For years, “let me turn off Shorts” has been one of the most common user complaints on YouTube. The platform’s responses ranged from “tap Not Interested” to “show fewer Shorts.” Neither stuck. That has now quietly changed.
YouTube has rolled out a Shorts feed limit setting for all signed-in users. The option lives under Settings > Time management > Shorts feed limit, and it includes a range of time caps. The headline new feature: a zero-minute option. Set it to zero, and the Shorts feed effectively goes silent.
When you hit your chosen limit while scrolling, YouTube shows a reminder. You can respect it or dismiss it and keep watching. That dismissibility is the catch. Unlike the version built for supervised teen accounts, where parents can lock the setting through Family Link, the general version treats it as a nudge, not a hard block.
Still, this is the first time YouTube has given everyday users a native, in-app way to meaningfully limit or eliminate Shorts from their experience. No browser extensions. No app downgrades.
How we got here
YouTube’s approach to Shorts controls has evolved slowly. In October 2025, the platform introduced a daily Shorts timer with dismissible viewing limits. It lacked a zero-minute option.

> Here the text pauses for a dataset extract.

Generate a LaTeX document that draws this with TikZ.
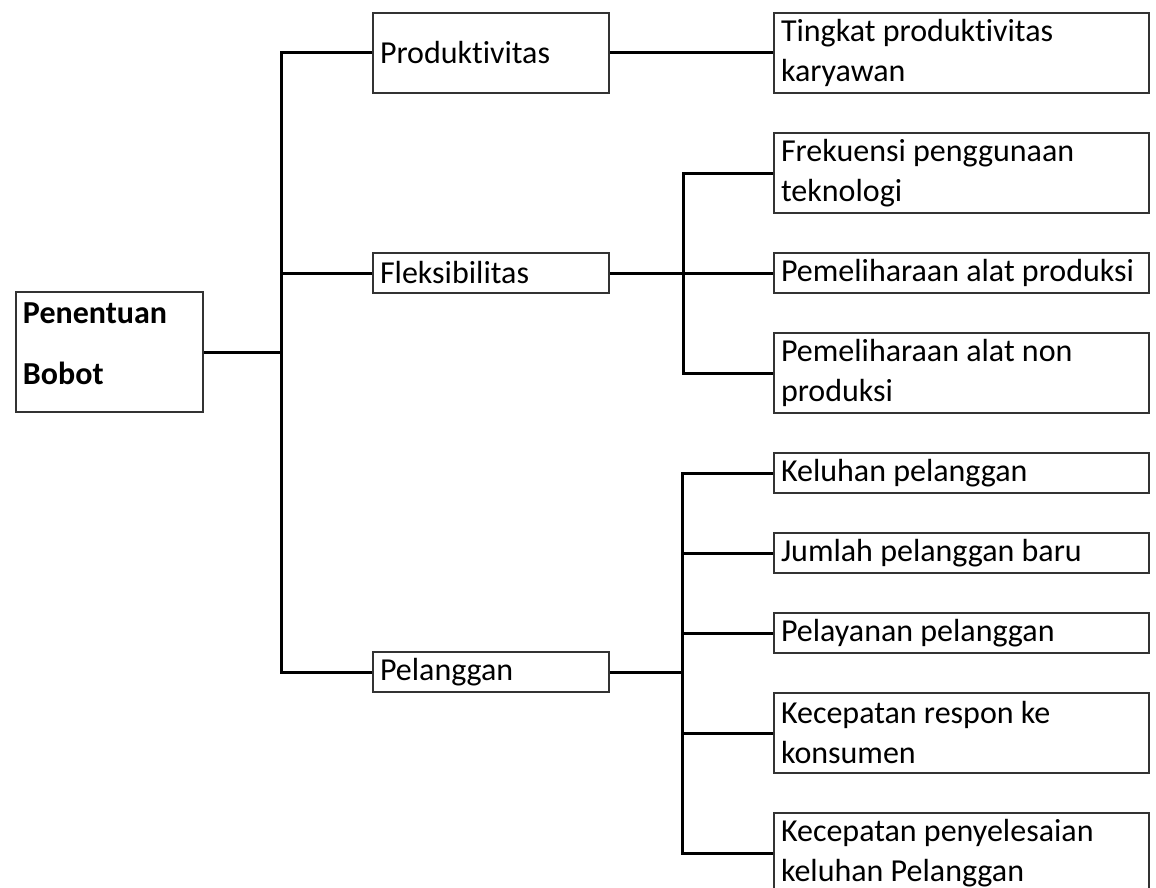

Then in January 2026, YouTube made two bigger moves. It launched parental controls through Family Link that allowed parents to set their teen’s Shorts feed to zero, calling it an “industry-first” for short-form content. The general rollout to all users appears to have landed in the past few weeks. YouTube did not make a loud announcement. The feature simply appeared, confirmed by an updated YouTube Help page.
Why it took this long
The short answer: money. Shorts now averages over 200 billion daily views, according to YouTube CEO Neal Mohan’s 2026 letter. That is up from 70 billion in March 2024, a nearly threefold jump in under two years. Shorts is central to YouTube’s strategy against TikTok and Instagram Reels, and it drives significant ad revenue. Giving users a kill switch for Shorts is, from a business perspective, giving them a kill switch for one of the platform’s most important growth engines. The dismissible design suggests YouTube is threading a careful needle. Acknowledge the frustration. Keep the door open for engagement.
What to do
If Shorts has been cluttering your experience, open the YouTube app, go to your profile, tap Settings, then Time management, then Shorts feed limit. Set it to zero. You will still see Shorts if you actively search for them or visit a creator’s channel, but the infinite-scroll feed will stop.
This currently works on mobile only.
It is not perfect. A full off switch would remove Shorts from search, channel pages, and recommendations entirely, without asking you to tap “dismiss.” But for users who have long wanted YouTube to just let them watch long-form content in peace, this is the most meaningful step yet.
If you are a YouTube Premium subscriber in Kenya, this pairs nicely with an already ad-free experience. Fewer Shorts, no ads, and your feed back under your control.